Directions>
Copy everything from the line with "Write a web" down to the line with "const yDomain = [-20.801, -24.293];", inclusive of both, exactly as written; leave out all pictures.

· · · ·

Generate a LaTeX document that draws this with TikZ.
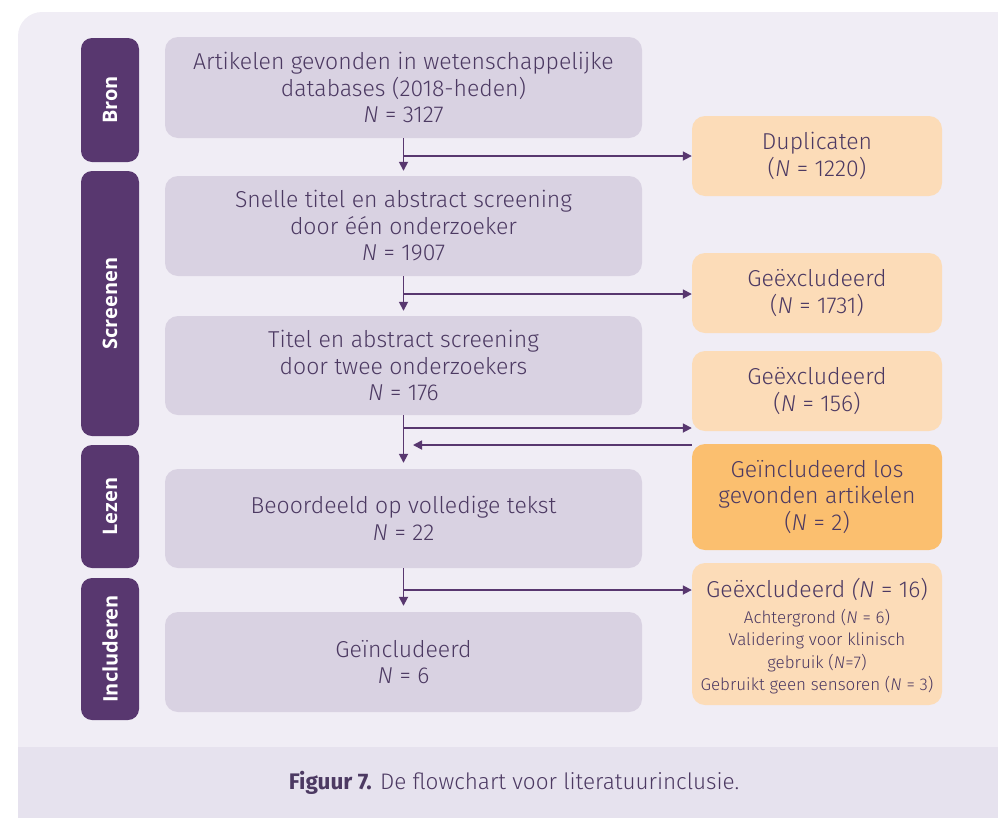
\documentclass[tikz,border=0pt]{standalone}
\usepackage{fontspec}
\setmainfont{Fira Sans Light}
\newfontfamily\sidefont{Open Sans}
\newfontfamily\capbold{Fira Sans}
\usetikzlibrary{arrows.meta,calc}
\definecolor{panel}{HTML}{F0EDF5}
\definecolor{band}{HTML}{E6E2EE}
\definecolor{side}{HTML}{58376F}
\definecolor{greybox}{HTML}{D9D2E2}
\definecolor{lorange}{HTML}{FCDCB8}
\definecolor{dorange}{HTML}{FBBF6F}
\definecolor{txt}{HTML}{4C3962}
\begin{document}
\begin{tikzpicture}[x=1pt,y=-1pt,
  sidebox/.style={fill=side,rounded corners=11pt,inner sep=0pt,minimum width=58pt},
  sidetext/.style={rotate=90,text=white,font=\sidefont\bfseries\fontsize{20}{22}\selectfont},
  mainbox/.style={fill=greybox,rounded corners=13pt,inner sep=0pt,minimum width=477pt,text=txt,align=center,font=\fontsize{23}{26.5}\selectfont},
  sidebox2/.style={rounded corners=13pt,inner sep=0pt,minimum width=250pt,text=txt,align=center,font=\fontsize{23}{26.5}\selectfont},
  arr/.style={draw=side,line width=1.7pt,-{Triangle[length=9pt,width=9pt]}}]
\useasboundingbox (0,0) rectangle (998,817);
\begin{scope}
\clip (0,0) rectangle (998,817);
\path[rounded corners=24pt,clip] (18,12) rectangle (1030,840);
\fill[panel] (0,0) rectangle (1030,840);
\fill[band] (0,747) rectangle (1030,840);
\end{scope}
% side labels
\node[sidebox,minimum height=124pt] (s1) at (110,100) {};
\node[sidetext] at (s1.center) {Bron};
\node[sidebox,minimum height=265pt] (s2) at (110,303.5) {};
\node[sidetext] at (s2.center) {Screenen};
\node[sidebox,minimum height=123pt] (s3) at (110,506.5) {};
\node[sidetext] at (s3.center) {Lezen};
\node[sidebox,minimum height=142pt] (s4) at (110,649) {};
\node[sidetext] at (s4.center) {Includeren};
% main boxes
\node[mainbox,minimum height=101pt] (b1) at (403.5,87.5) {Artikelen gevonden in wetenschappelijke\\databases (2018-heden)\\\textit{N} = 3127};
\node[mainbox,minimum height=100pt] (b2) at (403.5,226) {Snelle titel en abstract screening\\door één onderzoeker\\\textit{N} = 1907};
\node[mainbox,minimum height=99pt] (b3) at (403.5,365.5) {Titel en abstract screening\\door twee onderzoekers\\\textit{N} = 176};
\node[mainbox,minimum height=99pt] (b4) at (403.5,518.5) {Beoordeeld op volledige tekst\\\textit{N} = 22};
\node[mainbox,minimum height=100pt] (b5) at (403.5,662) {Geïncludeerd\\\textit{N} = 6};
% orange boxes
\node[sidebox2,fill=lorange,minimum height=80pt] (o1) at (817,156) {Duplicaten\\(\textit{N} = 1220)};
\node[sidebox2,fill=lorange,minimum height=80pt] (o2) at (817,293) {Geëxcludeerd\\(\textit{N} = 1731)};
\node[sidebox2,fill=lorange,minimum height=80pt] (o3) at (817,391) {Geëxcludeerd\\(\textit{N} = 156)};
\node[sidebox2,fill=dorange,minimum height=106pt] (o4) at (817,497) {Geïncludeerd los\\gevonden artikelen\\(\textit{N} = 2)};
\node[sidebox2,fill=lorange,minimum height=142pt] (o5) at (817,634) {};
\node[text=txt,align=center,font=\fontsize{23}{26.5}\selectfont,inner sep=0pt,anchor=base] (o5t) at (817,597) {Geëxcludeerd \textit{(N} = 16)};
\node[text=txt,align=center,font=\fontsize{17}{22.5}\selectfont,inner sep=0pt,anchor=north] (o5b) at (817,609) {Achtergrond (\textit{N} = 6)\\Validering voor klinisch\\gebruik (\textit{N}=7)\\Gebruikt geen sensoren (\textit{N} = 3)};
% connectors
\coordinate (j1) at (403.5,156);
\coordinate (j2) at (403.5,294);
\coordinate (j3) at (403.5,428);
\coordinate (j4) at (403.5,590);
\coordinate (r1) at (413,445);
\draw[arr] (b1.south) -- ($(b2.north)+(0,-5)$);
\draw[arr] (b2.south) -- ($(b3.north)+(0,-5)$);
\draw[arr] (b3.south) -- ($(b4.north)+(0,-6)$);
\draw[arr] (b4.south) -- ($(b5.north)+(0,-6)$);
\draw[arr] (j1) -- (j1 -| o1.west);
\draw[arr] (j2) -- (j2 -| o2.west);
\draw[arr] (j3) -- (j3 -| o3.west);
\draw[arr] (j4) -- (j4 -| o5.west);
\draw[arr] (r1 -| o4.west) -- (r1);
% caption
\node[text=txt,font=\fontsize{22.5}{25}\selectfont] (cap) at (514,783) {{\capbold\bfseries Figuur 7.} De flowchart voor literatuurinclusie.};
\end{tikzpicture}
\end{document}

· · · ·

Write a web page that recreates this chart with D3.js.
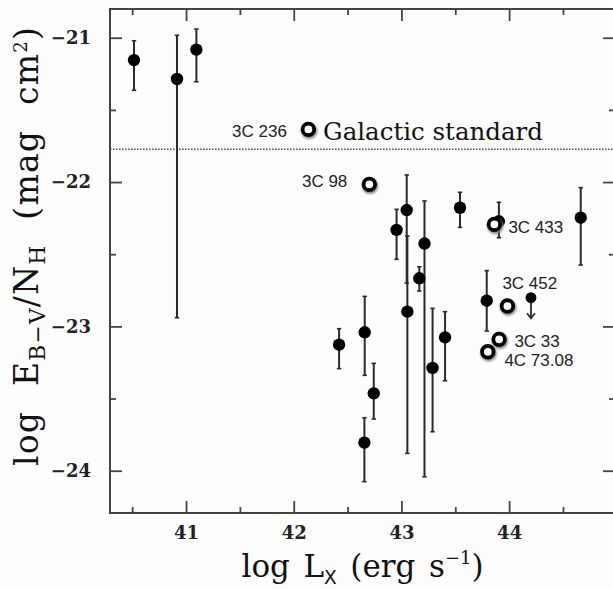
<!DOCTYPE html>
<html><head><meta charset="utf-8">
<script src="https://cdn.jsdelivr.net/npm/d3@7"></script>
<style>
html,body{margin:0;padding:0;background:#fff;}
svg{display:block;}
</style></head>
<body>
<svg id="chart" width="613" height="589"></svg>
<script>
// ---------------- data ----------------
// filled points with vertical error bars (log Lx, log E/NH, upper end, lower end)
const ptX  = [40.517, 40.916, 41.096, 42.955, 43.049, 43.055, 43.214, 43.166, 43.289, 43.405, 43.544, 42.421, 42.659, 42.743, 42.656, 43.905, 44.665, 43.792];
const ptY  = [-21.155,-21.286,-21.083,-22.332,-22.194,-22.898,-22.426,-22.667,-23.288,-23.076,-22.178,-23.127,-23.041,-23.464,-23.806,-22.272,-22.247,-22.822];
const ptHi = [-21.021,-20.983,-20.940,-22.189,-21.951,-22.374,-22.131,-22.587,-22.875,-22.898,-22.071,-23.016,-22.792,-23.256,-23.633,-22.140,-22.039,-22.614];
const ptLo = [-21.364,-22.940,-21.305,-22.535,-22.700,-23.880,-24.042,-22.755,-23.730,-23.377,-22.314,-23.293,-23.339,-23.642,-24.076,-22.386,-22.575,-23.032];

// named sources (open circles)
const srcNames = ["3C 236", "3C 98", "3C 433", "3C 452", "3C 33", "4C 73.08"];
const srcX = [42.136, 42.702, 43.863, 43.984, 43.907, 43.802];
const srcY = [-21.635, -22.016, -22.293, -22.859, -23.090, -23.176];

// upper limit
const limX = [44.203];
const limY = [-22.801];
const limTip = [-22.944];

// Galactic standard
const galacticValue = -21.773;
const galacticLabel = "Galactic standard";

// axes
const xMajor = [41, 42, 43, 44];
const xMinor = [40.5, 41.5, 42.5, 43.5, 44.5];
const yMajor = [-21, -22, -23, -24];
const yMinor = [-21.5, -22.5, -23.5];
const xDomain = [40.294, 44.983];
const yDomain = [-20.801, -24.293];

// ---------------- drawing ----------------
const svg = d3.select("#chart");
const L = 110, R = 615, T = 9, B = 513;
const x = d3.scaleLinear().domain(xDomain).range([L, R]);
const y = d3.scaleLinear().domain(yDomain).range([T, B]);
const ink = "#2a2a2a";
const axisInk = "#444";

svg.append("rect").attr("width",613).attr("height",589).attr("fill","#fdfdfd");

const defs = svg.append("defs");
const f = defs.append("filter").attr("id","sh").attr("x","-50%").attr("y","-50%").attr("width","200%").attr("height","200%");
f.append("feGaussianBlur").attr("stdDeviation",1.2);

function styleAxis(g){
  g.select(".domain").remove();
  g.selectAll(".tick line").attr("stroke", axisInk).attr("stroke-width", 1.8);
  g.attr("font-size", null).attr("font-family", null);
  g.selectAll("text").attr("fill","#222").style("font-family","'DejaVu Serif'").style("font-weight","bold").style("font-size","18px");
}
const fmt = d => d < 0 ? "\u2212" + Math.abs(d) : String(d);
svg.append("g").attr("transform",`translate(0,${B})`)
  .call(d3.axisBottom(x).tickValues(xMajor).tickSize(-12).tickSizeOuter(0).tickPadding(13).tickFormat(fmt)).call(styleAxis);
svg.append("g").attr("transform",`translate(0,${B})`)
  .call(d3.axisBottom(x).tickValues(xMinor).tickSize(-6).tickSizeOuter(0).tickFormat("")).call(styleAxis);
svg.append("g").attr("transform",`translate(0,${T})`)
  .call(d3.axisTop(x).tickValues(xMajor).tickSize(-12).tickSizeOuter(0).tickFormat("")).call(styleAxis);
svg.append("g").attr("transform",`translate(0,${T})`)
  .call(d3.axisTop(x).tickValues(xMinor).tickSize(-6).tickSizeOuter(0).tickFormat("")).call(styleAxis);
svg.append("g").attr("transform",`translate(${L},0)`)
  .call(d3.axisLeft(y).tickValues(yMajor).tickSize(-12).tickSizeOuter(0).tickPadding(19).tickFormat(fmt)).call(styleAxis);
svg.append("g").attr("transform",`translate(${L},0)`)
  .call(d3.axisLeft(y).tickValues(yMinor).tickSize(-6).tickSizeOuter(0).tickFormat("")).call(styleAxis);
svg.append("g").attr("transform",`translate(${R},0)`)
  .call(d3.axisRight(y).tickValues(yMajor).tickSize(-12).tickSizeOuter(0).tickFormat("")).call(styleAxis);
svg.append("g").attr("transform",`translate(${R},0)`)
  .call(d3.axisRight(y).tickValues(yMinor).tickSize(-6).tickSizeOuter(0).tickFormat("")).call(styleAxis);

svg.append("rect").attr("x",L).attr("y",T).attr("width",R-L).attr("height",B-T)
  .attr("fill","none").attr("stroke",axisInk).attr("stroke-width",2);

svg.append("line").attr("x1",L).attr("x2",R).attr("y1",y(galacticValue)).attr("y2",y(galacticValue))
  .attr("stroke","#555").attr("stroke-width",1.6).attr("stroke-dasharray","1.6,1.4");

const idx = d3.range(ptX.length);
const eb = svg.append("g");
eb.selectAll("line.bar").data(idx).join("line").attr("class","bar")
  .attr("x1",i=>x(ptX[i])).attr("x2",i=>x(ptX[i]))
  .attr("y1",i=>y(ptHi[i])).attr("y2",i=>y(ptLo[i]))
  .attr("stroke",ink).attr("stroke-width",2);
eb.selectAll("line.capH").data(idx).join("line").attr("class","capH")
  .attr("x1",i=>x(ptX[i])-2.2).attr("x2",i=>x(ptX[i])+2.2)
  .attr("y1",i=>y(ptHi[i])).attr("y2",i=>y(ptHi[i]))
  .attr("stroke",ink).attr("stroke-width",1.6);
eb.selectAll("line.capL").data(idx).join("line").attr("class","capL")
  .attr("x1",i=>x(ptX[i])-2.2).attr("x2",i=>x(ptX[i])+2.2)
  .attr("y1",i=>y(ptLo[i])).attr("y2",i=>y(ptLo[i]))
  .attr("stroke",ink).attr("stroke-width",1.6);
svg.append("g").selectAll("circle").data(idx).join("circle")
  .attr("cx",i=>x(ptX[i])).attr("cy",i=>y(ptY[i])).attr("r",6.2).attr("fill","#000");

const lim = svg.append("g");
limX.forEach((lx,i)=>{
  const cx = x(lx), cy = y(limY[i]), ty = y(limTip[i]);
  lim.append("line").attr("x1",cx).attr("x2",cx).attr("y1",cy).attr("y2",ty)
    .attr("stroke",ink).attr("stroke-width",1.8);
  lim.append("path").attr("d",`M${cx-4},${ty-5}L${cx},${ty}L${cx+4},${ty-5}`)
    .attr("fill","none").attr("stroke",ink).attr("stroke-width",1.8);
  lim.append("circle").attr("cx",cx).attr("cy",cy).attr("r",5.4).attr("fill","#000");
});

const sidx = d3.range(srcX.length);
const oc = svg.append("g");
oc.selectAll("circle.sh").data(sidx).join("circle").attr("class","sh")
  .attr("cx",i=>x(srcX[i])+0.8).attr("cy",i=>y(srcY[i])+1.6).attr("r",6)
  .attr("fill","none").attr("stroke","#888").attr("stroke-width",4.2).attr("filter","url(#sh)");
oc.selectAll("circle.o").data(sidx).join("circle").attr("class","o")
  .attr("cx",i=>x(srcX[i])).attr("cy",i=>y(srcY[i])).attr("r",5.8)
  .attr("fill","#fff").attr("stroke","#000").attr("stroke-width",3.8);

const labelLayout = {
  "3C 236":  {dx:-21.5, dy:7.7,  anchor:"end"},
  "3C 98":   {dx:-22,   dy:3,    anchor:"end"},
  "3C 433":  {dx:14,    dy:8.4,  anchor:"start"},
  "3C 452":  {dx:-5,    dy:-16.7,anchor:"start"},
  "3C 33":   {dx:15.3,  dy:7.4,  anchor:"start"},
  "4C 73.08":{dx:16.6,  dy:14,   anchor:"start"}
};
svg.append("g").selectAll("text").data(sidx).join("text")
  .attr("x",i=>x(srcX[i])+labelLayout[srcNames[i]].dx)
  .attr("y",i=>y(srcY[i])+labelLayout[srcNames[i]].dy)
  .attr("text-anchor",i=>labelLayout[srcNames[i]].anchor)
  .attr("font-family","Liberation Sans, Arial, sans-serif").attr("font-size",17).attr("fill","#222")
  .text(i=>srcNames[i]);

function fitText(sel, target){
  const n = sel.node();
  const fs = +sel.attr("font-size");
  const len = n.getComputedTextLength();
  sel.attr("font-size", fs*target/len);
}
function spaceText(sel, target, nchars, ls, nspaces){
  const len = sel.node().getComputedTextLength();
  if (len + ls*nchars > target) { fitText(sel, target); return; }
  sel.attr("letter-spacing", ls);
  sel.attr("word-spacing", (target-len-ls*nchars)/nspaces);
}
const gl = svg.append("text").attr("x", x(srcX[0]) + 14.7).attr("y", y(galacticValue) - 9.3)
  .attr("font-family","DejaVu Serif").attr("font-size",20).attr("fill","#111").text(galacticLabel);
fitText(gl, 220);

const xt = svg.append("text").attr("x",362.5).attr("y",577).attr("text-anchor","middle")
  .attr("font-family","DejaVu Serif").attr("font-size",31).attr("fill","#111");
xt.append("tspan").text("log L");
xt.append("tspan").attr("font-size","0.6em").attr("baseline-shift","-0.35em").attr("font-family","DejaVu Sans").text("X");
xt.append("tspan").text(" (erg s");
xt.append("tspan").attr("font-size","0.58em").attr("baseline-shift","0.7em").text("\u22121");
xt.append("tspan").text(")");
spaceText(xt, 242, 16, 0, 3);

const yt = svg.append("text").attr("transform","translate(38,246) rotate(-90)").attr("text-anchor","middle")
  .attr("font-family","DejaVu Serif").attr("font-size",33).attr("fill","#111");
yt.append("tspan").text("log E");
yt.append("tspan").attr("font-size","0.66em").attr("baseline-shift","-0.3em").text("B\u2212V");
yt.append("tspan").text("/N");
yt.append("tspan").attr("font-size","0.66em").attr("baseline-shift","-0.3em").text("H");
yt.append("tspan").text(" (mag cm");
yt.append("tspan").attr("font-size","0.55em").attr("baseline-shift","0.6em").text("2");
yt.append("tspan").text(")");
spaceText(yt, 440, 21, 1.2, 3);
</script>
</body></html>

· · · ·

Answer to the task>
Write a web page that recreates this chart with D3.js.
<!DOCTYPE html>
<html><head><meta charset="utf-8">
<script src="https://cdn.jsdelivr.net/npm/d3@7"></script>
<style>
html,body{margin:0;padding:0;background:#fff;}
svg{display:block;}
</style></head>
<body>
<svg id="chart" width="613" height="589"></svg>
<script>
// ---------------- data ----------------
// filled points with vertical error bars (log Lx, log E/NH, upper end, lower end)
const ptX  = [40.517, 40.916, 41.096, 42.955, 43.049, 43.055, 43.214, 43.166, 43.289, 43.405, 43.544, 42.421, 42.659, 42.743, 42.656, 43.905, 44.665, 43.792];
const ptY  = [-21.155,-21.286,-21.083,-22.332,-22.194,-22.898,-22.426,-22.667,-23.288,-23.076,-22.178,-23.127,-23.041,-23.464,-23.806,-22.272,-22.247,-22.822];
const ptHi = [-21.021,-20.983,-20.940,-22.189,-21.951,-22.374,-22.131,-22.587,-22.875,-22.898,-22.071,-23.016,-22.792,-23.256,-23.633,-22.140,-22.039,-22.614];
const ptLo = [-21.364,-22.940,-21.305,-22.535,-22.700,-23.880,-24.042,-22.755,-23.730,-23.377,-22.314,-23.293,-23.339,-23.642,-24.076,-22.386,-22.575,-23.032];

// named sources (open circles)
const srcNames = ["3C 236", "3C 98", "3C 433", "3C 452", "3C 33", "4C 73.08"];
const srcX = [42.136, 42.702, 43.863, 43.984, 43.907, 43.802];
const srcY = [-21.635, -22.016, -22.293, -22.859, -23.090, -23.176];

// upper limit
const limX = [44.203];
const limY = [-22.801];
const limTip = [-22.944];

// Galactic standard
const galacticValue = -21.773;
const galacticLabel = "Galactic standard";

// axes
const xMajor = [41, 42, 43, 44];
const xMinor = [40.5, 41.5, 42.5, 43.5, 44.5];
const yMajor = [-21, -22, -23, -24];
const yMinor = [-21.5, -22.5, -23.5];
const xDomain = [40.294, 44.983];
const yDomain = [-20.801, -24.293];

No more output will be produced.